« Avec la réserve prudentielle, on va encore demander des efforts aux libéraux ! » : cette crainte d'un cadre du SML, exprimée le week-end dernier lors du 9e congrès du syndicat, illustre les inquiétudes du secteur libéral depuis l'annonce par Agnès Buzyn de la création d'une réserve prudentielle pour les soins de ville, inspirée du mécanisme hospitalier (chaque année, des crédits sont mis en réserve puis dégelés ou annulés).
Lors de son audition devant la commission sénatoriale des affaires sociales, la ministre de la Santé a en effet déclaré que « la construction de l'objectif national des dépenses d'assurance-maladie (ONDAM) 2 019 inclut déjà une réserve prudentielle, une provision de 120 millions d’euros sur les soins de ville ». Sous quelle forme ? S'agit-il de conditionner certaines revalorisations (tarifs, forfaits, dotations) au respect de l'objectif des soins de ville, comme vient le préconise la Cour des comptes ? Faut-il y voir un premier pas vers une maîtrise comptable des dépenses (honoraires, prescriptions, IJ) ?
Quand l'hôpital paye pour le libéral
Interpellé par les cadres du SML, le directeur de la DREES (service des études et des statistiques du ministère de la Santé), Jean-Marc Aubert, a expliqué la problématique qui conduit aux réflexions actuelles.
Certes, « historiquement, le budget de la ville a été mieux respecté que celui des hôpitaux », a rappelé l'expert. Mais cela fait plusieurs années que les dépenses de ville, très dynamiques, dépassent systématiquement les objectifs fixés en loi de financement (le dérapage atteindrait 560 millions d'euros pour la seule année 2018). Avec des effets collatéraux sur les établissements… « Le secteur hospitalier a vu l'année dernière une réduction a posteriori de ses tarifs pour tenir l’ONDAM de ville, du coup les hôpitaux ont beaucoup râlé », a expliqué Jean-Marc Aubert, également responsable de la « task force » chargée de la réforme du financement du système de santé et de sa régulation.

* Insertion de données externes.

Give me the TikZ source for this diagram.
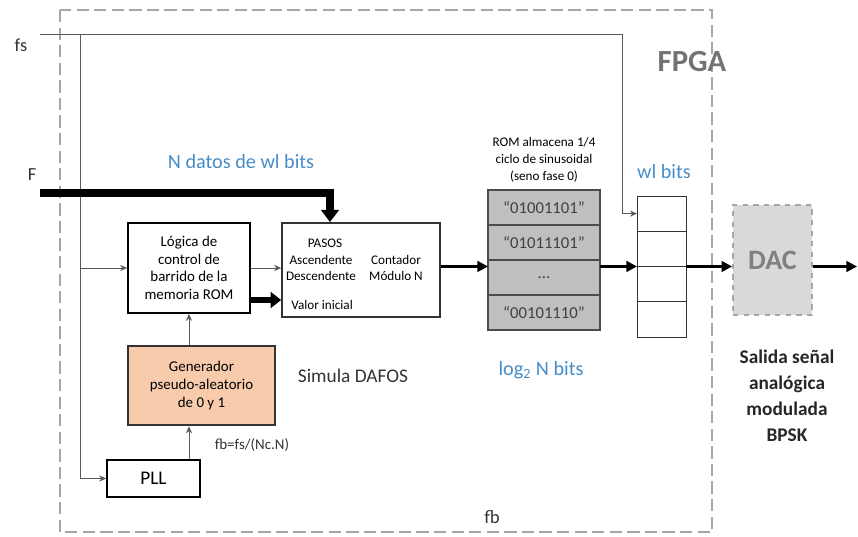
\documentclass[tikz,border=0pt]{standalone}
\usepackage{fontspec}
\setmainfont{Carlito}
\usetikzlibrary{arrows.meta}

\definecolor{peach}{RGB}{248,203,173}
\definecolor{romgray}{RGB}{191,191,191}
\definecolor{dacgray}{RGB}{217,217,217}
\definecolor{framegray}{RGB}{166,166,166}
\definecolor{labelblue}{RGB}{70,140,200}

\begin{document}
\begin{tikzpicture}[x=0.02cm,y=-0.02cm,>=Stealth,
  box/.style={draw,line width=1pt,align=center,inner sep=1pt,
    font=\fontsize{8.5}{10}\selectfont},
  small/.style={align=center,inner sep=0pt,font=\fontsize{7.5}{9.5}\selectfont},
  romcell/.style={draw=black!70,fill=romgray,line width=0.8pt,outer sep=0pt,
    minimum width=2.24cm,minimum height=0.7cm,
    font=\fontsize{9.5}{11}\selectfont,text=black!75},
  regcell/.style={draw=black!80,line width=0.5pt,outer sep=0pt,
    minimum width=0.98cm,minimum height=0.705cm},
  thin/.style={line width=0.5pt,draw=black!65,-{Stealth[length=4pt,width=3.5pt]}},
  main/.style={line width=1.5pt,-{Triangle[length=6pt,width=6pt]}},
  bus/.style={line width=4pt,-{Triangle[length=7pt,width=10pt]}},
  note/.style={font=\fontsize{11.5}{13}\selectfont,text=labelblue},
  lbl/.style={font=\fontsize{10.5}{12}\selectfont,text=black!80},
]
\useasboundingbox (0,0) rectangle (858,537);
% ---------- FPGA frame ----------
\draw[framegray,line width=1pt,dash pattern=on 7pt off 3pt] (60,10) rectangle (712,532);
\node[font=\bfseries\fontsize{17.5}{20}\selectfont,text=black!55] (fpga) at (692,62) {FPGA};
% ---------- blocks ----------
\node[box,minimum width=2.44cm,minimum height=1.8cm] (logica) at (189,268)
  {Lógica de\\control de\\barrido de la\\memoria ROM};
\node[box,draw=black!80,minimum width=3.16cm,minimum height=1.88cm] (pasos) at (361,270) {};
\node[small] (pasostit) at (325,243) {PASOS};
\node[small] (asc) at (321,268) {Ascendente\\Descendente};
\node[small] (cont) at (396,268) {Contador\\Módulo N};
\node[small,anchor=west] (vini) at (291,305) {Valor inicial};
\node[box,fill=peach,draw=black!80,line width=1.5pt,minimum width=2.94cm,minimum height=1.58cm]
  (gen) at (201.5,385.5) {Generador\\pseudo-aleatorio\\de 0 y 1};
\node[box,minimum width=1.86cm,minimum height=0.74cm,font=\fontsize{11}{13}\selectfont]
  (pll) at (153.5,478.5) {PLL};
% ROM cells
\node[romcell] (rom1) at (544,207.5) {``01001101''};
\node[romcell,anchor=north] (rom2) at (rom1.south) {``01011101''};
\node[romcell,anchor=north] (rom3) at (rom2.south) {...};
\node[romcell,anchor=north] (rom4) at (rom3.south) {``00101110''};
\node[small] (romlbl) at (544,160)
  {ROM almacena 1/4\\ciclo de sinusoidal\\(seno fase 0)};
% register
\node[regcell] (reg1) at (661.5,213.6) {};
\node[regcell,anchor=north] (reg2) at (reg1.south) {};
\node[regcell,anchor=north] (reg3) at (reg2.south) {};
\node[regcell,anchor=north] (reg4) at (reg3.south) {};
% DAC
\node[draw=framegray,dashed,fill=dacgray,line width=1pt,minimum width=1.58cm,minimum height=2.2cm,
  font=\bfseries\fontsize{16}{18}\selectfont,text=black!50] (dac) at (772.5,260) {DAC};
% ---------- labels ----------
\node[lbl] (fs) at (21,45) {fs};
\node[lbl] (F) at (32,175) {F};
\node[note] (ndatos) at (241,162) {N datos de wl bits};
\node[note] (wl) at (664,172) {wl bits};
\node[note] (logn) at (541,370) {log\textsubscript{2} N bits};
\node[font=\fontsize{11}{13}\selectfont,text=black!80] (simula) at (353,376) {Simula DAFOS};
\node[font=\fontsize{8.5}{10}\selectfont,text=black!80] (fbeq) at (252,445) {fb=fs/(Nc.N)};
\node[lbl] (fb) at (492,517) {fb};
\node[align=center,font=\bfseries\fontsize{11}{14.8}\selectfont,text=black!85] (salida) at (787,396)
  {Salida señal\\analógica\\modulada\\BPSK};
% ---------- connectors ----------
\coordinate (fsin) at (40,34);
\coordinate (fsl) at (80,34);
\coordinate (fsr) at (622,34);
\draw[thin] (fsin) -- (fsr) |- (reg1.west);
\draw[thin] (fsl) |- (pll.west);
\draw[thin] (fsl |- logica.west) -- (logica.west);
\coordinate (Fin) at (40,193);
\draw[bus] (Fin) -| ([xshift=-0.62cm]pasos.north);
\draw[thin] (logica.east) -- (logica.east -| pasos.west);
\coordinate (lg2) at ([yshift=-0.64cm]logica.east);
\draw[line width=3.5pt,-{Triangle[length=6pt,width=9pt]}] (lg2) -- (lg2 -| pasos.west);
\draw[thin] (gen.north -| logica.south) -- (logica.south);
\draw[thin] (pll.north -| logica.south) -- (gen.south -| logica.south);
\draw[main] (pasos.east |- reg2.south) -- (rom3.west |- reg2.south);
\draw[main] (rom3.east |- reg2.south) -- (reg2.south west);
\draw[main] (reg2.south east) -- (reg2.south east -| dac.west);
\coordinate (out) at (857,266.5);
\draw[main] (dac.east |- reg2.south) -- (out);
\end{tikzpicture}
\end{document}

Cerise sur le gâteau : dans son avis publié lundi dernier, le comité d'alerte indépendant sur le suivi des dépenses maladie n'y va pas par quatre chemins. « Pour éviter une ponction systématique sur les autres sous-objectifs, notamment les dépenses hospitalières », cette instance réclame des mesures garantissant le respect de l'enveloppe de ville « ou à tout le moins des mécanismes de régulation infra-annuelle permettant d'en limiter fortement le dépassement ».
Éviter les lettres clés flottantes
La réserve prudentielle de 120 millions d'euros appliquée dès 2019 au secteur libéral serait donc une soupape de sécurité. « On doit mieux tenir l'ONDAM de ville, assume Jean-Marc Aubert. Pour éviter des amendements de régulation du type "lettres clés flottantes" [décotes de tarifs, NDLR] ou "reversement d'honoraires", on a prévu une marge de 120 millions pour compenser les choses dans l'hypothèse où l'évolution [des dépenses] serait plus rapide que prévu. Les professionnels de santé n'auront pas à payer ces 120 millions d’euros ».
Pas sûr du tout que ces explications suffisent… Les libéraux font valoir de leur côté qu'ils subissent depuis des années le surcoût (sur leur budget) des transferts de prescriptions rédigées à l'hôpital, notamment via les mécanismes de rétrocession.
Dans ce contexte, le SML redoute déjà la « mise en coupe réglée » de la médecine de ville et le retour à une « maîtrise comptable dure comme on n’en avait plus vu depuis les plans Juppé/Aubry, de sinistre mémoire ». Dès la semaine dernière, la CSMF avait sonné l'alarme. « Pas de réserve pour les soins de ville ! », clamait le syndicat, soulignant que le secteur est déjà « largement mis à contribution » dans le cadre du plan d'économies.